Hay noches que parecen eternas. El reloj marca la una, las dos, las tres… y el corazón late con fuerza mientras los padres esperan que su hija cruce la puerta.
No es que no confiemos en ella, es que el mundo de hoy se ha vuelto un lugar donde una decisión equivocada, un descuido, o la maldad de alguien más puede truncar un futuro entero.
El temor más profundo de todo padre es que un acto de violencia arranque la vida de quien más ama.
Muchos padres viven este tormento. Ven a sus hijas disfrutar su juventud, pero a veces con una libertad que parece descontrol.
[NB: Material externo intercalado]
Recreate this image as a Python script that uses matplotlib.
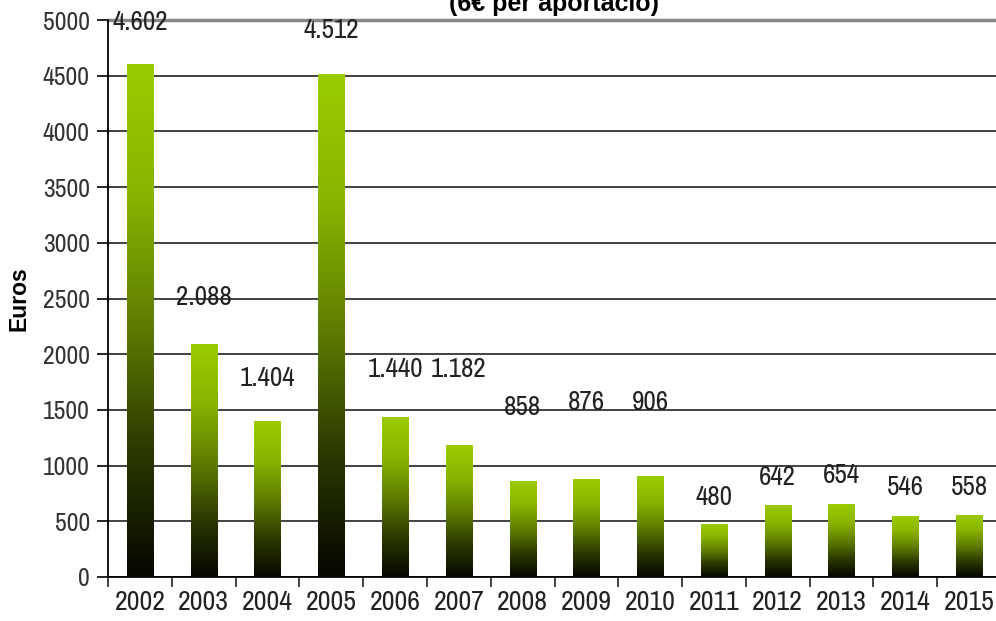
import numpy as np
import matplotlib.pyplot as plt
from matplotlib import font_manager
from matplotlib.colors import LinearSegmentedColormap
from matplotlib.ticker import MultipleLocator, FixedLocator

# data
years = ['2002', '2003', '2004', '2005', '2006', '2007', '2008',
         '2009', '2010', '2011', '2012', '2013', '2014', '2015']
euros = [4602, 2088, 1404, 4512, 1440, 1182, 858, 876, 906, 480, 642, 654, 546, 558]
value_labels = ['4.602', '2.088', '1.404', '4.512', '1.440', '1.182', '858',
                '876', '906', '480', '642', '654', '546', '558']
# where the labels sit (data units), as in the original
label_y = [4980, 2505, 1786, 4910, 1867, 1867, 1526, 1562, 1562, 718, 889, 907, 799, 799]

names = {f.name for f in font_manager.fontManager.ttflist}
narrow = 'Archivo Narrow' if 'Archivo Narrow' in names else 'DejaVu Sans'
plt.rcParams['font.family'] = [narrow, 'DejaVu Sans']

fig = plt.figure(figsize=(9.96, 6.21), dpi=100)
ax = fig.add_axes([108 / 996, 44 / 621, 893 / 996, 557 / 621])

#green-to-black gradient for each bar (bright at the top, black at the base)
cmap = LinearSegmentedColormap.from_list('grn', [(0.0, '#050700'), (0.25, '#2c3a00'),
                                                 (0.5, '#607f00'), (0.75, '#8ab400'),
                                                 (1.0, '#9bcc00')])
grad = np.linspace(0, 1, 256).reshape(-1, 1)
x = np.arange(len(years))
bw = 0.41
bars = ax.bar(x, euros, width=bw, color='none', edgecolor='none', zorder=3)
for b in bars:
    x0, y0 = b.get_x(), b.get_y()
    im = ax.imshow(grad, cmap=cmap, aspect='auto', origin='lower',
                   extent=[x0, x0 + b.get_width(), y0, y0 + b.get_height()], zorder=3)
    im.set_clip_path(b)

for xi, lab, ly in zip(x, value_labels, label_y):
    ax.text(xi, ly, lab, ha='center', va='center', fontsize=19.5, color='#222222', zorder=4)

ax.set_xlim(-0.5, len(years) - 0.5)
ax.set_ylim(0, 5000)
ax.yaxis.set_major_locator(MultipleLocator(500))
ax.set_xticks(x)
ax.set_xticklabels(years, fontsize=20, color='#222222')
ax.xaxis.set_minor_locator(FixedLocator(np.arange(-0.5, len(years), 1)))
ax.tick_params(axis='x', which='major', length=0, pad=9)
ax.tick_params(axis='x', which='minor', length=7, width=1.2, direction='out', color='#222222')
ax.tick_params(axis='y', length=8, width=1.2, direction='out', labelsize=18.5,
               labelcolor='#333333', pad=5)

ax.yaxis.grid(True, color='#333333', linewidth=1.3, zorder=1)
ax.set_axisbelow(True)
for s in ['right', 'top']:
    ax.spines[s].set_visible(False)
ax.spines['left'].set_linewidth(1.3)
ax.spines['bottom'].set_linewidth(1.3)
ax.axhline(5000, color='#888888', linewidth=2.5, zorder=2, clip_on=False)

ax.set_ylabel('Euros', fontsize=16.5, fontweight='bold', family='Liberation Sans')
ax.yaxis.set_label_coords(-77 / 893, 0.5)

fig.text(0.556, 1 - 11 / 621, '(6€ per aportació)', ha='center', va='baseline', fontsize=18,
         fontweight='bold', family='Liberation Sans')

fig.savefig('out.png', dpi=100)
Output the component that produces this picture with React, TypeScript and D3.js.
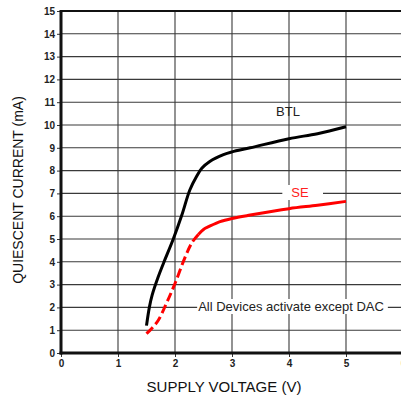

La sensación es de estar perdiendo el control, de que los diálogos no llegan a ningún lado, de que los ejemplos de prudencia y moderación son vistos como cosas ridículas de otra época. Y ellas, por su parte, viven convencidas de que nadie las comprende.
¿Qué hacer entonces?
La tentación inmediata es endurecer las reglas, castigar, gritar, prohibir. Pero esas medidas, sin el corazón por delante, sólo provocan más rebeldía.
El verdadero reto es aprender a escuchar y a transmitir la confianza de que lo que decimos nace del amor y no del miedo.
Una hija necesita saber que sus padres no son carceleros, sino guardianes de su vida.
Escuchar no significa aprobar todo lo que ella hace, sino dejarle claro que, aunque no compartamos sus decisiones, siempre encontrará en casa un refugio seguro. Eso requiere paciencia, repetir palabras de amor aunque parezcan caer en saco roto, mostrar interés sincero en lo que vive, y también establecer con firmeza los límites que protegen su dignidad y su seguridad.
No es sencillo. Cada madrugada de espera es una prueba de fe. Pero educar no consiste en ganarle una batalla a los hijos, sino en conducirlos paso a paso hacia la madurez.
La confianza se construye con cercanía, con diálogos serenos, con gestos concretos de amor, y también con la certeza de que en casa siempre encontrarán brazos abiertos, aunque lleguen después de las tres de la mañana.
Quizás, con el tiempo, ella descubra que esos padres que tanto teme son en realidad los únicos que velaban por ella sin condiciones, incluso en la oscuridad de la noche.